Dataset records
=======

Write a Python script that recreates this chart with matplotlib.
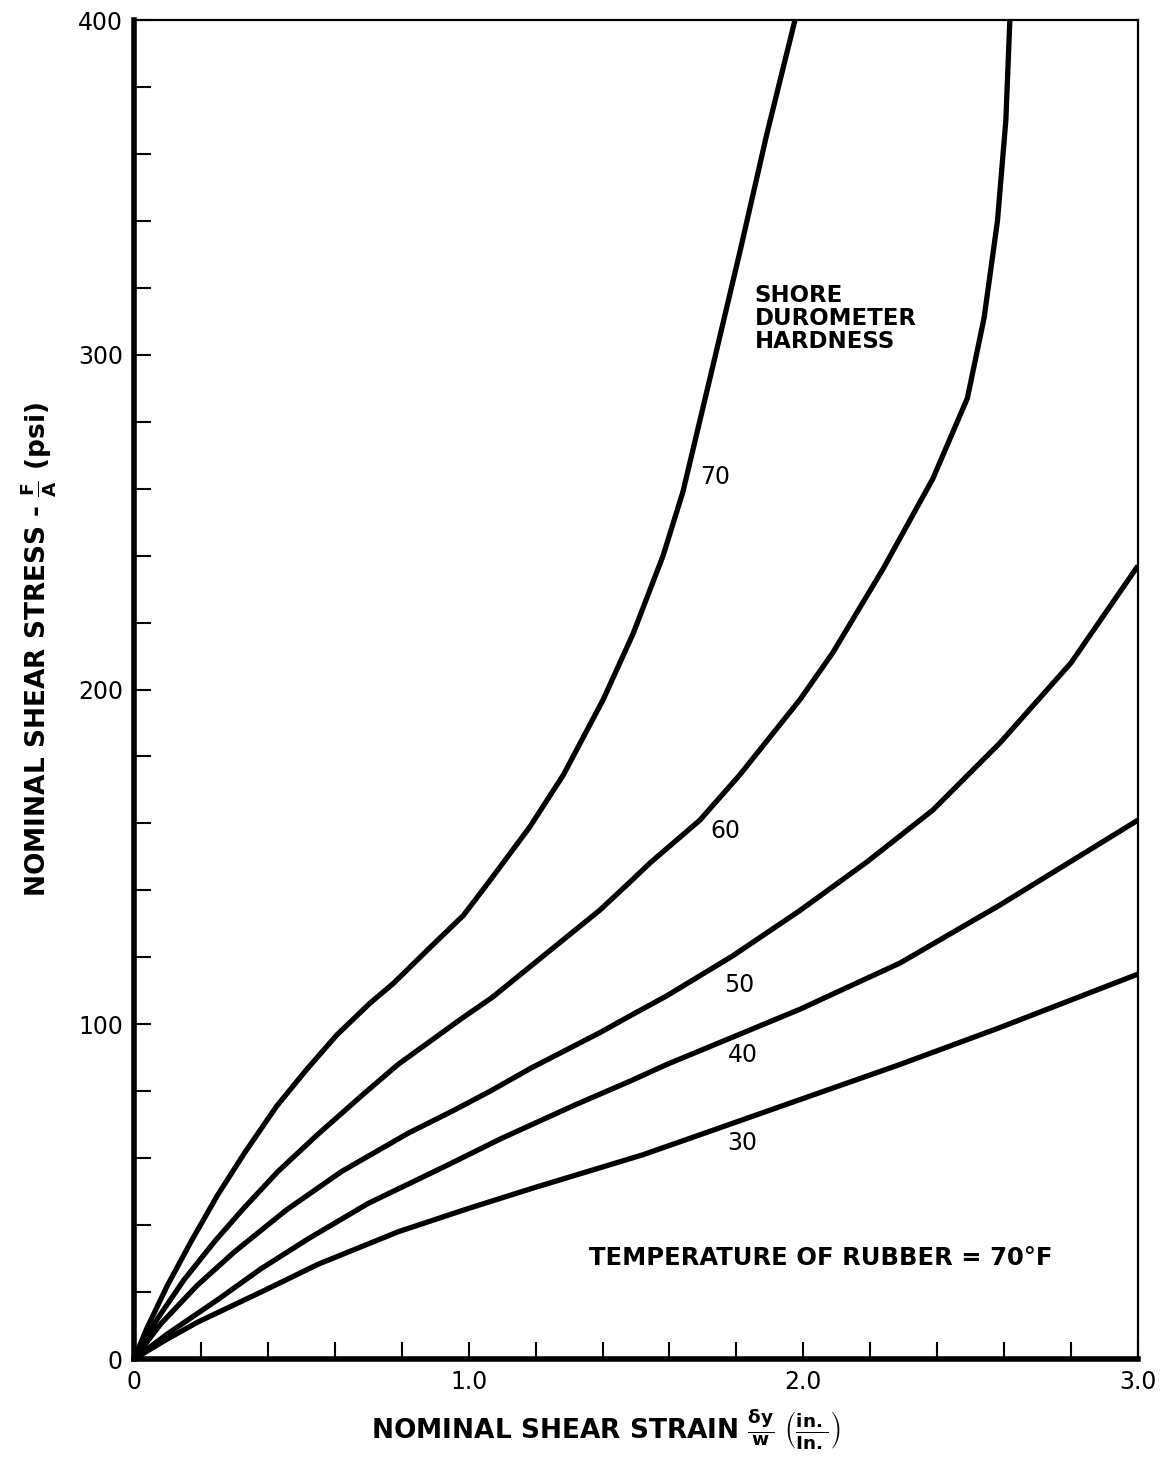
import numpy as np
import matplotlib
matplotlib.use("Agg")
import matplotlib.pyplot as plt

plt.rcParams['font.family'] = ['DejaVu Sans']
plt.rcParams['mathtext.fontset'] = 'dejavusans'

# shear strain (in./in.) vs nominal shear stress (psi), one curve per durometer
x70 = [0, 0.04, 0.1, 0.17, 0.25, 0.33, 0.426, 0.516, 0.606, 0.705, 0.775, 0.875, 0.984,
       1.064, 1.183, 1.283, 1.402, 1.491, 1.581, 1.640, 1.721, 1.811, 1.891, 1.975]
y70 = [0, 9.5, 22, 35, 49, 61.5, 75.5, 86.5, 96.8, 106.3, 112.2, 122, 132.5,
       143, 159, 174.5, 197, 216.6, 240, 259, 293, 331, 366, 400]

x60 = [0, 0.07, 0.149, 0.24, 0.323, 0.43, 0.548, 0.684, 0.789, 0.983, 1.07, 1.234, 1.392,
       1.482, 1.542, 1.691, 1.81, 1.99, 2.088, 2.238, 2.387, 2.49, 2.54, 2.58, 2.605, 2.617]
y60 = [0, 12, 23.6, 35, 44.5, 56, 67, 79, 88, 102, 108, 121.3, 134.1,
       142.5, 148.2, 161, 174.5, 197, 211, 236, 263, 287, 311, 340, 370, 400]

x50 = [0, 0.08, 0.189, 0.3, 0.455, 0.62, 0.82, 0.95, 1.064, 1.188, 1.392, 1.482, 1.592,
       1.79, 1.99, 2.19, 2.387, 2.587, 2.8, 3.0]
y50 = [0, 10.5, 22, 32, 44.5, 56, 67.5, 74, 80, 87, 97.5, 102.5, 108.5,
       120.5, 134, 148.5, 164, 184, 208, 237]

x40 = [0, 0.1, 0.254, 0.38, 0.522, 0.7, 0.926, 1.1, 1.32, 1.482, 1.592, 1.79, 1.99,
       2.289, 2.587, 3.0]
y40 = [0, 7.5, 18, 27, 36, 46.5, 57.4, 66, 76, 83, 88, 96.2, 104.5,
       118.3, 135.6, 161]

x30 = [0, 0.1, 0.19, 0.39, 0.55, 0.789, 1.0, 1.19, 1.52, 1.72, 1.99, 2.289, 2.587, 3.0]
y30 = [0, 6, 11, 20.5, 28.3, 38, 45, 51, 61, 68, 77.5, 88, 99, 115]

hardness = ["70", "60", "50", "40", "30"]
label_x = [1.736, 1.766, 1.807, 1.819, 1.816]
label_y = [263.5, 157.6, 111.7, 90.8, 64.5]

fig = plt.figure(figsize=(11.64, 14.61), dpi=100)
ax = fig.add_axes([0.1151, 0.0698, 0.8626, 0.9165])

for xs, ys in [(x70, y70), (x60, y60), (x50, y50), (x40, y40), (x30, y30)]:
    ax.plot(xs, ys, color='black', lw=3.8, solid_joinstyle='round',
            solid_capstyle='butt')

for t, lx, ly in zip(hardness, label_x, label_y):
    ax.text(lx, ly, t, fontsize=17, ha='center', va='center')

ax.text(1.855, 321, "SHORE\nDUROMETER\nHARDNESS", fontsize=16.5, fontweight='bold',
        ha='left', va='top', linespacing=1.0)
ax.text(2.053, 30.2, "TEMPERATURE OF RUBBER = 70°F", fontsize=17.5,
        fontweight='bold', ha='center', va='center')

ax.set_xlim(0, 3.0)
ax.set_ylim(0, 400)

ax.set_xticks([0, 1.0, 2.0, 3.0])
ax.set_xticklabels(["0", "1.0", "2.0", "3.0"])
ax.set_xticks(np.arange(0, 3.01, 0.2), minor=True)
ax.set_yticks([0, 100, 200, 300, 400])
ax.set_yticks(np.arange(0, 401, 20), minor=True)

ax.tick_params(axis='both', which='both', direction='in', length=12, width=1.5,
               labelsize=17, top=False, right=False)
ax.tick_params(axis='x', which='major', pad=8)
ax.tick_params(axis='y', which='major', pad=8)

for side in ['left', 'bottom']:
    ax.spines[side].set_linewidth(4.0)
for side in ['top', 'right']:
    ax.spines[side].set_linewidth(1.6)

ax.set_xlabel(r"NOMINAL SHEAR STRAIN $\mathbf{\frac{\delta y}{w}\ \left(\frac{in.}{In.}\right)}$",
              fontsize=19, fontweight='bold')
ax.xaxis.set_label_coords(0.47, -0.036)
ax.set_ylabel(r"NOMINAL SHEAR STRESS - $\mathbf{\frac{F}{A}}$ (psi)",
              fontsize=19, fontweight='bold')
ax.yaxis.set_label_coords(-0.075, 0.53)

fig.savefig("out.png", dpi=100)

=======

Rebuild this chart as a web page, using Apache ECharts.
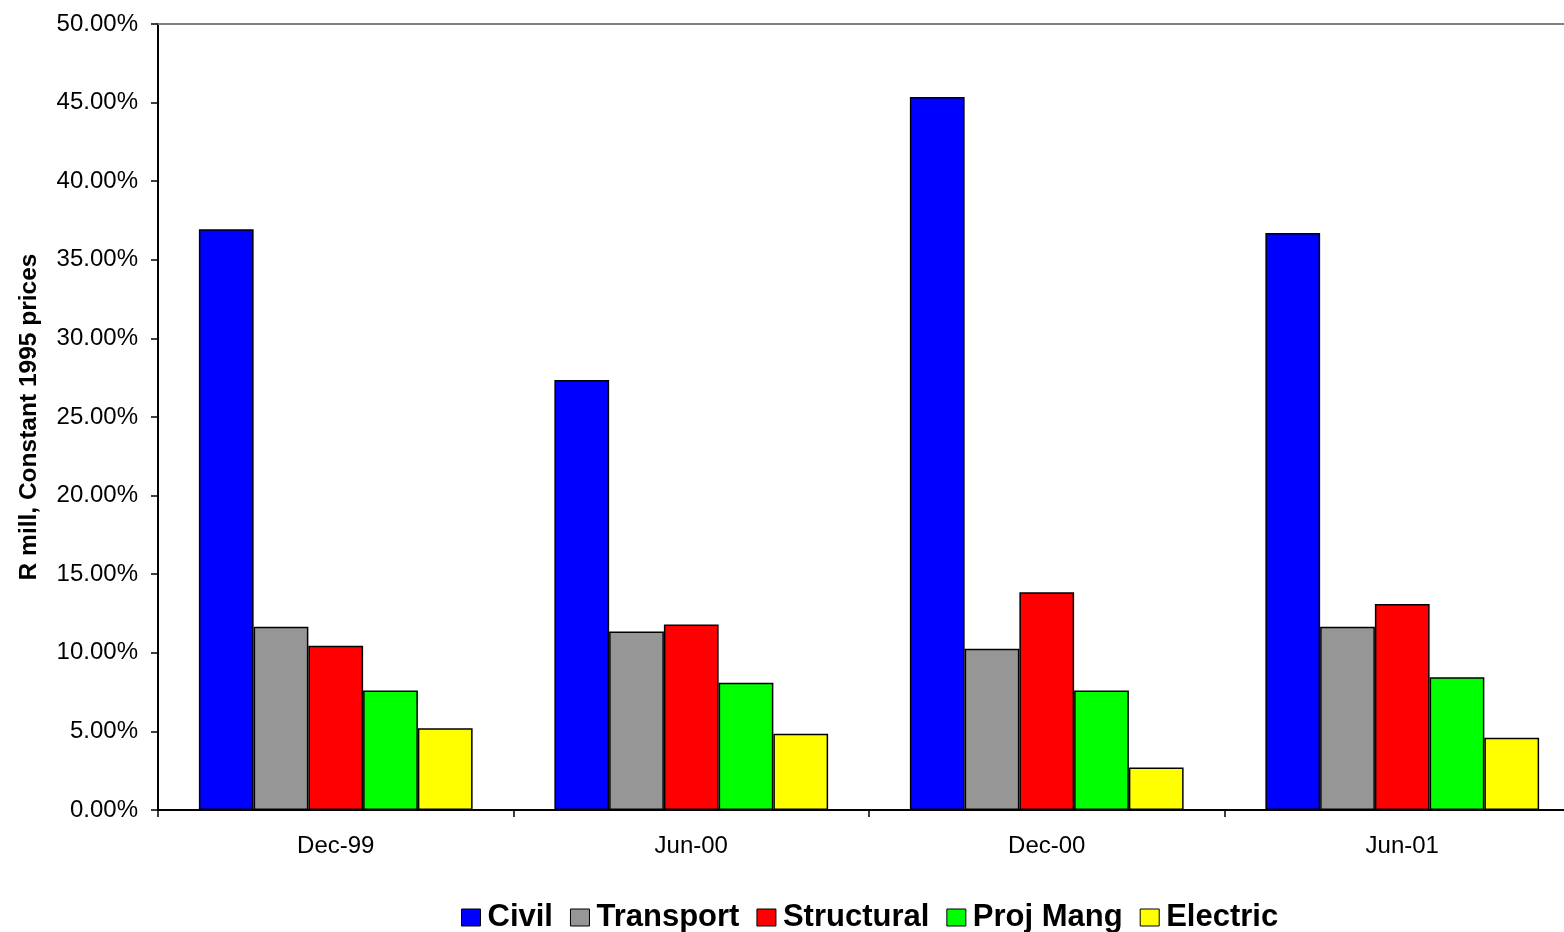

=======

Task goal
Word for word, retype the lines in the entries above that run from the one with "Write a Python" through the one with "143, 159, 174.5, 197, 216.6, 240, 259, 293, 331, 366, 400]". Both ends count; pictures do not.

Problem solution
Write a Python script that recreates this chart with matplotlib.
import numpy as np
import matplotlib
matplotlib.use("Agg")
import matplotlib.pyplot as plt

plt.rcParams['font.family'] = ['DejaVu Sans']
plt.rcParams['mathtext.fontset'] = 'dejavusans'

# shear strain (in./in.) vs nominal shear stress (psi), one curve per durometer
x70 = [0, 0.04, 0.1, 0.17, 0.25, 0.33, 0.426, 0.516, 0.606, 0.705, 0.775, 0.875, 0.984,
       1.064, 1.183, 1.283, 1.402, 1.491, 1.581, 1.640, 1.721, 1.811, 1.891, 1.975]
y70 = [0, 9.5, 22, 35, 49, 61.5, 75.5, 86.5, 96.8, 106.3, 112.2, 122, 132.5,
       143, 159, 174.5, 197, 216.6, 240, 259, 293, 331, 366, 400]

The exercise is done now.